On Anthropic’s Project Glasswing and Claude Mythos Preview

Anthropic:

We formed Project Glasswing because of capabilities we’ve observed in a new frontier model trained by Anthropic that we believe could reshape cybersecurity. Claude Mythos2 Preview is a general-purpose, unreleased frontier model that reveals a stark fact: AI models have reached a level of coding capability where they can surpass all but the most skilled humans at finding and exploiting software vulnerabilities.

Mythos Preview has already found thousands of high-severity vulnerabilities, including some in every major operating system and web browser. Given the rate of AI progress, it will not be long before such capabilities proliferate, potentially beyond actors who are committed to deploying them safely. The fallout—for economies, public safety, and national security—could be severe. Project Glasswing is an urgent attempt to put these capabilities to work for defensive purposes…

We do not plan to make Claude Mythos Preview generally available, but our eventual goal is to enable our users to safely deploy Mythos-class models at scale—for cybersecurity purposes, but also for the myriad other benefits that such highly capable models will bring. To do so, we need to make progress in developing cybersecurity (and other) safeguards that detect and block the model’s most dangerous outputs. We plan to launch new safeguards with an upcoming Claude Opus model, allowing us to improve and refine them with a model that does not pose the same level of risk as Mythos Preview.

Claude Mythos Preview, by every benchmark, is not a normal large language model. It consistently scores way above its peers in coding, reasoning, and computer use. It probably is the most intelligent model ever made; even the maintainers of FFmpeg, a media framework used by every video hosting site on the internet, thought its code was written by humans. I think the term “artificial general intelligence” is largely marketing, but if it were defined as a program that consistently outperforms humans, Mythos is AGI for coding. It has discovered decades-old security vulnerabilities in a matter of days, and even figured out ways to string together multiple vulnerabilities to form novel, sophisticated attacks. Mythos is unique.

Knowing this, it doesn’t come as a shock that Anthropic determined this model is not safe for public use. In fact, Anthropic knows it will never be safe for the public, but it also knows that models like Mythos will be available in the market in the next few months. There are hundreds of researchers at OpenAI, Google, and most worryingly, the Chinese labs, hard at work on building models similar to Mythos, and they will succeed. But Anthropic made a Mythos-class model first, and in line with its mission statement of building safe artificial intelligence, it seeded it to a handful of technology companies to make all user-facing software impenetrable. Software safety is a fleeting goal — no software will ever be free of vulnerabilities or bugs — but Anthropic wants to ensure that the vulnerabilities a Mythos-class model could exploit are patched before such a model becomes public.

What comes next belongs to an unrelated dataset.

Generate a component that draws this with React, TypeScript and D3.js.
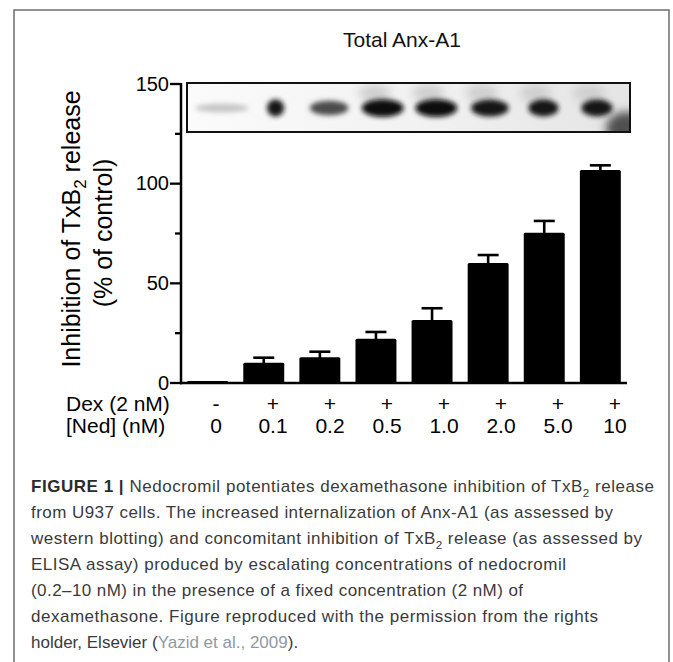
import * as d3 from 'd3';

// Ned concentration (nM) per lane, and whether Dex (2 nM) was added
const doses = ['0', '0.1', '0.2', '0.5', '1.0', '2.0', '5.0', '10'];
const dexFlags = ['-', '+', '+', '+', '+', '+', '+', '+'];

// Inhibition of TxB2 release (% of control), mean and SEM
const inhibition = [1, 10.2, 12.9, 22.2, 31.6, 60.2, 75.4, 106.9];
const sem = [0, 2.5, 2.8, 3.4, 5.9, 4.0, 5.9, 2.3];

const majorTicks = [0, 50, 100, 150];
const minorTicks = [25, 75, 125];

// western blot (Total Anx-A1): band density and horizontal spread per lane
const blotDensity = [0.22, 0.92, 0.72, 0.97, 0.97, 0.93, 0.92, 0.92];
const blotSpread = [1.0, 0.32, 0.72, 0.78, 0.78, 0.7, 0.56, 0.58];

type Seg = { t: string; bold?: boolean; sub?: boolean; link?: boolean };
const captionLines: Seg[][] = [
  [{ t: 'FIGURE 1 | ', bold: true }, { t: 'Nedocromil potentiates dexamethasone inhibition of TxB' }, { t: '2', sub: true }, { t: ' release' }],
  [{ t: 'from U937 cells. The increased internalization of Anx-A1 (as assessed by' }],
  [{ t: 'western blotting) and concomitant inhibition of TxB' }, { t: '2', sub: true }, { t: ' release (as assessed by' }],
  [{ t: 'ELISA assay) produced by escalating concentrations of nedocromil' }],
  [{ t: '(0.2–10 nM) in the presence of a fixed concentration (2 nM) of' }],
  [{ t: 'dexamethasone. Figure reproduced with the permission from the rights' }],
  [{ t: 'holder, Elsevier (' }, { t: 'Yazid et al., 2009', link: true }, { t: ').' }],
];
const captionWidths = [623, 582, 611, 535, 492, 567, 0];

const FONT = 'Arial, "Liberation Sans", Helvetica, sans-serif';

function renderSegs(segs: Seg[], size: number) {
  const out: JSX.Element[] = [];
  let shifted = false;
  segs.forEach((s, i) => {
    let dy: number | undefined;
    if (s.sub) { dy = size * 0.3; shifted = true; }
    else if (shifted) { dy = -size * 0.3; shifted = false; }
    out.push(
      <tspan key={i} dy={dy}
        fontWeight={s.bold ? 700 : 400}
        fontSize={s.sub ? size * 0.68 : size}
        fill={s.link ? '#8d9aa5' : s.bold ? '#2b2b2b' : '#3a3a3a'}>
        {s.t}
      </tspan>
    );
  });
  return out;
}

export default function App() {
  const W = 673, H = 662;

  const x = d3.scaleBand<string>().domain(doses).range([181, 627]).paddingInner(0.27).paddingOuter(0.11);
  const y = d3.scaleLinear().domain([0, 150]).range([383, 84]);
  const labelX = d3.scalePoint<string>().domain(doses).range([216, 615]);
  const laneX = d3.scalePoint<string>().domain(doses).range([222, 597]);
  const laneStep = laneX.step();
  const bw = x.bandwidth();

  const blot = { x0: 187, x1: 630, y0: 83, y1: 132 };
  const bandY = 108;

  return (
    <svg width={W} height={H} viewBox={`0 0 ${W} ${H}`}
      style={{ position: 'absolute', left: 0, top: 0, background: '#fff' }}
      fontFamily={FONT}>
      <defs>
        <filter id="blur" x="-50%" y="-50%" width="200%" height="200%">
          <feGaussianBlur stdDeviation="2.6" />
        </filter>
        <filter id="blurWide" x="-50%" y="-50%" width="200%" height="200%">
          <feGaussianBlur stdDeviation="5" />
        </filter>
        <clipPath id="blotClip">
          <rect x={blot.x0} y={blot.y0} width={blot.x1 - blot.x0} height={blot.y1 - blot.y0} />
        </clipPath>
        <linearGradient id="blotBg" x1="0" x2="1" y1="0" y2="0">
          <stop offset="0%" stopColor="#fbfbfb" />
          <stop offset="55%" stopColor="#f1f1f1" />
          <stop offset="100%" stopColor="#e4e4e4" />
        </linearGradient>
      </defs>

      <rect x={0} y={0} width={W} height={H} fill="#fff" />
      {/* figure frame */}
      <rect x={14} y={10} width={655} height={700} fill="none" stroke="#6d6d6d" strokeWidth={1.5} />

      {/* blot title */}
      <text x={402} y={47} textAnchor="middle" fontSize={21} fill="#111">Total Anx-A1</text>

      {/* western blot strip */}
      <g clipPath="url(#blotClip)">
        <rect x={blot.x0} y={blot.y0} width={blot.x1 - blot.x0} height={blot.y1 - blot.y0} fill="url(#blotBg)" />
        {doses.map((d, i) => i >= 3 ? (
          <ellipse key={'g' + d} cx={laneX(d)! - laneStep * 0.15} cy={blot.y0 + 10}
            rx={laneStep * 0.3} ry={9} fill="#cfcfcf" filter="url(#blurWide)" />
        ) : null)}
        {doses.map((d, i) => (
          <ellipse key={'b' + d} cx={laneX(d)} cy={bandY}
            rx={(laneStep * blotSpread[i]) / 2}
            ry={3 + 6 * blotDensity[i]}
            fill={d3.interpolateGreys(0.15 + 0.85 * blotDensity[i])}
            filter="url(#blur)" />
        ))}
        <ellipse cx={blot.x1 - 4} cy={blot.y1 - 4} rx={20} ry={16} fill="#505050" filter="url(#blurWide)" />
      </g>
      <rect x={blot.x0} y={blot.y0} width={blot.x1 - blot.x0} height={blot.y1 - blot.y0}
        fill="none" stroke="#111" strokeWidth={2} />

      {/* bars */}
      {doses.map((d, i) => (
        <rect key={'bar' + d} x={x(d)} y={y(inhibition[i])} width={bw}
          height={y(0) - y(inhibition[i])} rx={1.5} fill="#000" />
      ))}
      {/* SEM error bars */}
      {doses.map((d, i) => {
        if (sem[i] <= 0) return null;
        const cx = x(d)! + bw / 2;
        const top = y(inhibition[i] + sem[i]);
        return (
          <g key={'err' + d} stroke="#000" strokeWidth={2.6}>
            <line x1={cx} x2={cx} y1={y(inhibition[i]) + 1} y2={top} />
            <line x1={cx - 10.5} x2={cx + 10.5} y1={top} y2={top} />
          </g>
        );
      })}

      {/* y axis */}
      <line x1={181} x2={181} y1={y(150) - 1} y2={y(0) + 1.2} stroke="#000" strokeWidth={2.5} />
      {majorTicks.map(t => (
        <g key={'t' + t}>
          <line x1={170} x2={181} y1={y(t)} y2={y(t)} stroke="#000" strokeWidth={2.3} />
          <text x={169} y={y(t)} dy="0.34em" textAnchor="end" fontSize={20} fill="#000">{t}</text>
        </g>
      ))}
      {minorTicks.map(t => (
        <line key={'m' + t} x1={175} x2={181} y1={y(t)} y2={y(t)} stroke="#000" strokeWidth={2.3} />
      ))}
      {/* x axis */}
      <line x1={180} x2={627} y1={y(0)} y2={y(0)} stroke="#000" strokeWidth={2.5} />

      {/* y axis titles */}
      <text transform="translate(80,229) rotate(-90)" textAnchor="middle" fontSize={25} fill="#000">
        Inhibition of TxB<tspan dy={6} fontSize={17}>2</tspan><tspan dy={-6}> release</tspan>
      </text>
      <text transform="translate(112,233) rotate(-90)" textAnchor="middle" fontSize={25} fill="#000">
        (% of control)
      </text>

      {/* treatment rows */}
      <text x={66} y={411} fontSize={21} fill="#000">Dex (2 nM)</text>
      <text x={66} y={433} fontSize={21} fill="#000">[Ned] (nM)</text>
      {doses.map((d, i) => (
        <g key={'lab' + d}>
          <text x={labelX(d)} y={411} textAnchor="middle" fontSize={21} fill="#000">{dexFlags[i]}</text>
          <text x={labelX(d)} y={433} textAnchor="middle" fontSize={21} fill="#000">{d}</text>
        </g>
      ))}

      {/* caption */}
      {captionLines.map((segs, i) => (
        <text key={'cap' + i} x={31} y={492 + i * 26} fontSize={17}
          textLength={captionWidths[i] || undefined} lengthAdjust="spacing">
          {renderSegs(segs, 17)}
        </text>
      ))}
    </svg>
  );
}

Anthropic, through this experiment — which the company calls “Project Glasswing” — also wants to understand how to constrain the model. Obviously the lab will, in a few months, publish Claude Opus 5 and Claude Sonnet 5, its next generation of pre-trained models that will probably come close to Mythos’ capabilities. OpenAI is also working on GPT-5.5, a freshly pre-trained model set to excel in coding and logic work beyond any current frontier model. These advancements are coming imminently, and Anthropic must figure out how to develop guardrails that the models cannot overcome. They must themselves be aligned with human interests and be safe enough not to obey malicious commands. And all of this must be done before the open-weight models catch up, both to remain competitive (remember the DeepSeek meltdown) and to let more security researchers prevent attacks.

This is a gargantuan, worrisome task. I’m not of the opinion that AI will take over the world anytime soon — as I have written many times, I think the humans in charge of the AI labs are far more dangerous than the technology itself, which seems fairly aligned with human interests. But I am worried that the open-weight labs will catch up too quickly, before major tech companies can fully address the vulnerabilities in their software. If, say, DeepSeek were to produce an open-weight, Mythos-level model before the industry patches the vulnerabilities Mythos surfaces, a malicious state-sponsored actor could launch major attacks on Western infrastructure. With the Pentagon’s bird-brained leadership, not even the U.S. government can serve as a line of defense. These attacks are already, in some ways, taking place now.

This is all quite concerning. The solution to this is for the private sector to make the best use of Mythos in the next few months, before this technology becomes mainstream. And everyone should update their software and open-source libraries, especially government agencies, big and small. But I guess this is what we wanted — “AGI.”